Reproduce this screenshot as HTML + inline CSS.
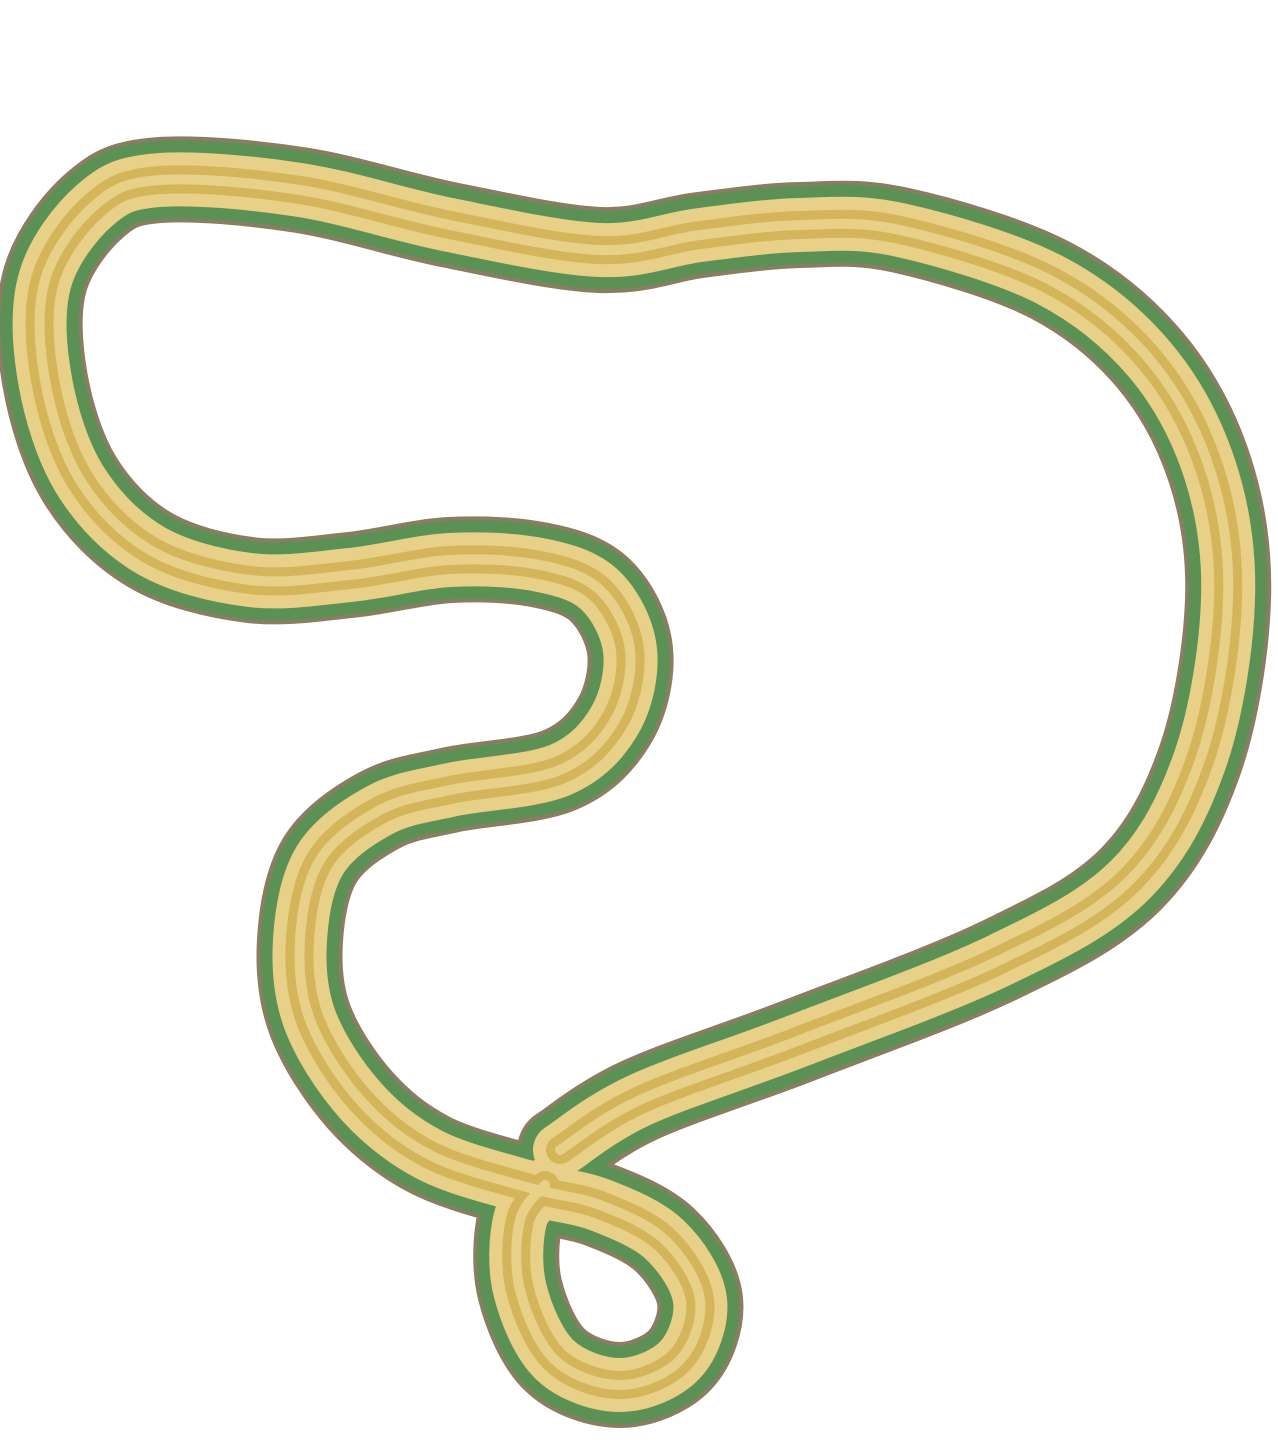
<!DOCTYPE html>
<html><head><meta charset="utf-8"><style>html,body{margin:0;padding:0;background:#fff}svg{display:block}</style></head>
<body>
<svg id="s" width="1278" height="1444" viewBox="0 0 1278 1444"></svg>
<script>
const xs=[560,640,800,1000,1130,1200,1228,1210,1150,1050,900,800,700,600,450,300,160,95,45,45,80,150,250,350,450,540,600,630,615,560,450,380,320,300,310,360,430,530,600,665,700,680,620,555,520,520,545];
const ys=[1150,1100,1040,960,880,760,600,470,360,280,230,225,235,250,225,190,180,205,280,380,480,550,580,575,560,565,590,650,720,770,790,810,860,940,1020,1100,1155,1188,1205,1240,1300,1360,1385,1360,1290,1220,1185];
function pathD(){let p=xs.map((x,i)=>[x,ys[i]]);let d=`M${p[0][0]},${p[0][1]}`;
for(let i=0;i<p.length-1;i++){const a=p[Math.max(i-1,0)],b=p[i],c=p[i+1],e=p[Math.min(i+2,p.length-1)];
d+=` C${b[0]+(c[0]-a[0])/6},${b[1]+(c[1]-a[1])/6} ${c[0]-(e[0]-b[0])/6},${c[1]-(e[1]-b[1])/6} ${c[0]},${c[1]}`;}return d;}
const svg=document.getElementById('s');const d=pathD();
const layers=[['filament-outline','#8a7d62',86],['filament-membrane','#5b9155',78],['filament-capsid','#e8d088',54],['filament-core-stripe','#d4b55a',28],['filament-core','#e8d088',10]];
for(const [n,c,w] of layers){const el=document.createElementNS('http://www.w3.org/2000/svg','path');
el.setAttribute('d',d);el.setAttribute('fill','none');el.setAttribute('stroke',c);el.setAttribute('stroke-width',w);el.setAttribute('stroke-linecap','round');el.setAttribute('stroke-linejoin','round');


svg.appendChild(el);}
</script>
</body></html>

★ ★ ★ ★ ★

Quote the data above in full and without alteration; skip the pictures.

Reproduce this screenshot as HTML + inline CSS.
<!DOCTYPE html>
<html><head><meta charset="utf-8"><style>html,body{margin:0;padding:0;background:#fff}svg{display:block}</style></head>
<body>
<svg id="s" width="1278" height="1444" viewBox="0 0 1278 1444"></svg>
<script>
const xs=[560,640,800,1000,1130,1200,1228,1210,1150,1050,900,800,700,600,450,300,160,95,45,45,80,150,250,350,450,540,600,630,615,560,450,380,320,300,310,360,430,530,600,665,700,680,620,555,520,520,545];
const ys=[1150,1100,1040,960,880,760,600,470,360,280,230,225,235,250,225,190,180,205,280,380,480,550,580,575,560,565,590,650,720,770,790,810,860,940,1020,1100,1155,1188,1205,1240,1300,1360,1385,1360,1290,1220,1185];
function pathD(){let p=xs.map((x,i)=>[x,ys[i]]);let d=`M${p[0][0]},${p[0][1]}`;
for(let i=0;i<p.length-1;i++){const a=p[Math.max(i-1,0)],b=p[i],c=p[i+1],e=p[Math.min(i+2,p.length-1)];
d+=` C${b[0]+(c[0]-a[0])/6},${b[1]+(c[1]-a[1])/6} ${c[0]-(e[0]-b[0])/6},${c[1]-(e[1]-b[1])/6} ${c[0]},${c[1]}`;}return d;}
const svg=document.getElementById('s');const d=pathD();
const layers=[['filament-outline','#8a7d62',86],['filament-membrane','#5b9155',78],['filament-capsid','#e8d088',54],['filament-core-stripe','#d4b55a',28],['filament-core','#e8d088',10]];
for(const [n,c,w] of layers){const el=document.createElementNS('http://www.w3.org/2000/svg','path');
el.setAttribute('d',d);el.setAttribute('fill','none');el.setAttribute('stroke',c);el.setAttribute('stroke-width',w);el.setAttribute('stroke-linecap','round');el.setAttribute('stroke-linejoin','round');


svg.appendChild(el);}
</script>
</body></html>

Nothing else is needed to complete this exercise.